-- What is required --
Output all lines exactly, with nothing added or dropped.
::::::::
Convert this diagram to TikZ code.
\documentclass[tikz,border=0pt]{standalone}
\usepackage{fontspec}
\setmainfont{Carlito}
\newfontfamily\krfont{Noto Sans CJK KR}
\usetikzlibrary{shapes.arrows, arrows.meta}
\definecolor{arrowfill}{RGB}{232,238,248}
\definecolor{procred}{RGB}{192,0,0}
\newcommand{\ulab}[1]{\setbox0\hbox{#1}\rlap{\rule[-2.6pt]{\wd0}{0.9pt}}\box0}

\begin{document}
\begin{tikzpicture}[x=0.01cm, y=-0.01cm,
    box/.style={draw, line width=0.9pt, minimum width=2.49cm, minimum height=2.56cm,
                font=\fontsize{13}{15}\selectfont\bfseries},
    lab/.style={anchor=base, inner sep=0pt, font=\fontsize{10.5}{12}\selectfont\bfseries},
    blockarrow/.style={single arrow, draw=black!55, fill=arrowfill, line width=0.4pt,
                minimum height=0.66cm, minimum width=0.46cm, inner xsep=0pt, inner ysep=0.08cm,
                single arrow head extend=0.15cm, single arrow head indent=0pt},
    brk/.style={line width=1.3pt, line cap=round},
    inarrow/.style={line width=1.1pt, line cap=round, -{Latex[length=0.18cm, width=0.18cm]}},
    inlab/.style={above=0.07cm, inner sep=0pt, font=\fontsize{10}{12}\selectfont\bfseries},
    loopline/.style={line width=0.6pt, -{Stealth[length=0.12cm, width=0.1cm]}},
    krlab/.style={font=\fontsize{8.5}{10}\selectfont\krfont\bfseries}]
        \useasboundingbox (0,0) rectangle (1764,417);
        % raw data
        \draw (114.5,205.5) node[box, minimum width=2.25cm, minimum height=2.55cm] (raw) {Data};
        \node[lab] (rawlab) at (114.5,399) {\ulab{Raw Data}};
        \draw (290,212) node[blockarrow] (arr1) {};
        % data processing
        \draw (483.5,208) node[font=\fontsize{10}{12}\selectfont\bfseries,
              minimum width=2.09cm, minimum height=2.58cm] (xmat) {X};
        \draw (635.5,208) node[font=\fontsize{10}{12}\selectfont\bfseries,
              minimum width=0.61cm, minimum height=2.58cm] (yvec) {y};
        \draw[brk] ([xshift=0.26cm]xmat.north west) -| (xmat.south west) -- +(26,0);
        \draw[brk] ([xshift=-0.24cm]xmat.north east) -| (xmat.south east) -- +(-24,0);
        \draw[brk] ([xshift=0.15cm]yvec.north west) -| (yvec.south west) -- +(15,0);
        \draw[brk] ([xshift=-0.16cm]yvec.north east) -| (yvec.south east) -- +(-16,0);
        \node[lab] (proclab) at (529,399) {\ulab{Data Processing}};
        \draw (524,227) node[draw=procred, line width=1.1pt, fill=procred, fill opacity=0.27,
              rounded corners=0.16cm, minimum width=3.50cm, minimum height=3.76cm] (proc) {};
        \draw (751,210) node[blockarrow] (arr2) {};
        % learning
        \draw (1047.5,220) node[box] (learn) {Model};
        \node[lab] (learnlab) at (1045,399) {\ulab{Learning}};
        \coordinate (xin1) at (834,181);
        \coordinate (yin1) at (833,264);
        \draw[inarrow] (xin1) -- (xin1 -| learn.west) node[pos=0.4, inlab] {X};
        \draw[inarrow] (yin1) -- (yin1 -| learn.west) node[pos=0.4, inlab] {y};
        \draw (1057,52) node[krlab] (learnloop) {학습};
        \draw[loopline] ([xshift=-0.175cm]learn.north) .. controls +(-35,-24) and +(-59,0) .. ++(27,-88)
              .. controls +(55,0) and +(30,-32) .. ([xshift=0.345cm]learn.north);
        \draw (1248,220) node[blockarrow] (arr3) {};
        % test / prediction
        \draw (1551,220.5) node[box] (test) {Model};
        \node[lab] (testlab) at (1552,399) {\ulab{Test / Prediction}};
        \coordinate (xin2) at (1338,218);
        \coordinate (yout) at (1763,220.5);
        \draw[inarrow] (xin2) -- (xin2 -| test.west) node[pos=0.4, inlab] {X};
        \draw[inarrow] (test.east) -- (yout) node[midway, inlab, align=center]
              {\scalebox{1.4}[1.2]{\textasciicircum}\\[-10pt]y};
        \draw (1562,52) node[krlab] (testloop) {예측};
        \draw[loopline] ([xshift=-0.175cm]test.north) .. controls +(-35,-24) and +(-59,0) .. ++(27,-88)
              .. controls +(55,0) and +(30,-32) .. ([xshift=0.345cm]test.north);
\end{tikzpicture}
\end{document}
::::::::
-- Reply to the task --
Convert this diagram to TikZ code.
\documentclass[tikz,border=0pt]{standalone}
\usepackage{fontspec}
\setmainfont{Carlito}
\newfontfamily\krfont{Noto Sans CJK KR}
\usetikzlibrary{shapes.arrows, arrows.meta}
\definecolor{arrowfill}{RGB}{232,238,248}
\definecolor{procred}{RGB}{192,0,0}
\newcommand{\ulab}[1]{\setbox0\hbox{#1}\rlap{\rule[-2.6pt]{\wd0}{0.9pt}}\box0}

\begin{document}
\begin{tikzpicture}[x=0.01cm, y=-0.01cm,
    box/.style={draw, line width=0.9pt, minimum width=2.49cm, minimum height=2.56cm,
                font=\fontsize{13}{15}\selectfont\bfseries},
    lab/.style={anchor=base, inner sep=0pt, font=\fontsize{10.5}{12}\selectfont\bfseries},
    blockarrow/.style={single arrow, draw=black!55, fill=arrowfill, line width=0.4pt,
                minimum height=0.66cm, minimum width=0.46cm, inner xsep=0pt, inner ysep=0.08cm,
                single arrow head extend=0.15cm, single arrow head indent=0pt},
    brk/.style={line width=1.3pt, line cap=round},
    inarrow/.style={line width=1.1pt, line cap=round, -{Latex[length=0.18cm, width=0.18cm]}},
    inlab/.style={above=0.07cm, inner sep=0pt, font=\fontsize{10}{12}\selectfont\bfseries},
    loopline/.style={line width=0.6pt, -{Stealth[length=0.12cm, width=0.1cm]}},
    krlab/.style={font=\fontsize{8.5}{10}\selectfont\krfont\bfseries}]
        \useasboundingbox (0,0) rectangle (1764,417);
        % raw data
        \draw (114.5,205.5) node[box, minimum width=2.25cm, minimum height=2.55cm] (raw) {Data};
        \node[lab] (rawlab) at (114.5,399) {\ulab{Raw Data}};
        \draw (290,212) node[blockarrow] (arr1) {};
        % data processing
        \draw (483.5,208) node[font=\fontsize{10}{12}\selectfont\bfseries,
              minimum width=2.09cm, minimum height=2.58cm] (xmat) {X};
        \draw (635.5,208) node[font=\fontsize{10}{12}\selectfont\bfseries,
              minimum width=0.61cm, minimum height=2.58cm] (yvec) {y};
        \draw[brk] ([xshift=0.26cm]xmat.north west) -| (xmat.south west) -- +(26,0);
        \draw[brk] ([xshift=-0.24cm]xmat.north east) -| (xmat.south east) -- +(-24,0);
        \draw[brk] ([xshift=0.15cm]yvec.north west) -| (yvec.south west) -- +(15,0);
        \draw[brk] ([xshift=-0.16cm]yvec.north east) -| (yvec.south east) -- +(-16,0);
        \node[lab] (proclab) at (529,399) {\ulab{Data Processing}};
        \draw (524,227) node[draw=procred, line width=1.1pt, fill=procred, fill opacity=0.27,
              rounded corners=0.16cm, minimum width=3.50cm, minimum height=3.76cm] (proc) {};
        \draw (751,210) node[blockarrow] (arr2) {};
        % learning
        \draw (1047.5,220) node[box] (learn) {Model};
        \node[lab] (learnlab) at (1045,399) {\ulab{Learning}};
        \coordinate (xin1) at (834,181);
        \coordinate (yin1) at (833,264);
        \draw[inarrow] (xin1) -- (xin1 -| learn.west) node[pos=0.4, inlab] {X};
        \draw[inarrow] (yin1) -- (yin1 -| learn.west) node[pos=0.4, inlab] {y};
        \draw (1057,52) node[krlab] (learnloop) {학습};
        \draw[loopline] ([xshift=-0.175cm]learn.north) .. controls +(-35,-24) and +(-59,0) .. ++(27,-88)
              .. controls +(55,0) and +(30,-32) .. ([xshift=0.345cm]learn.north);
        \draw (1248,220) node[blockarrow] (arr3) {};
        % test / prediction
        \draw (1551,220.5) node[box] (test) {Model};
        \node[lab] (testlab) at (1552,399) {\ulab{Test / Prediction}};
        \coordinate (xin2) at (1338,218);
        \coordinate (yout) at (1763,220.5);
        \draw[inarrow] (xin2) -- (xin2 -| test.west) node[pos=0.4, inlab] {X};
        \draw[inarrow] (test.east) -- (yout) node[midway, inlab, align=center]
              {\scalebox{1.4}[1.2]{\textasciicircum}\\[-10pt]y};
        \draw (1562,52) node[krlab] (testloop) {예측};
        \draw[loopline] ([xshift=-0.175cm]test.north) .. controls +(-35,-24) and +(-59,0) .. ++(27,-88)
              .. controls +(55,0) and +(30,-32) .. ([xshift=0.345cm]test.north);
\end{tikzpicture}
\end{document}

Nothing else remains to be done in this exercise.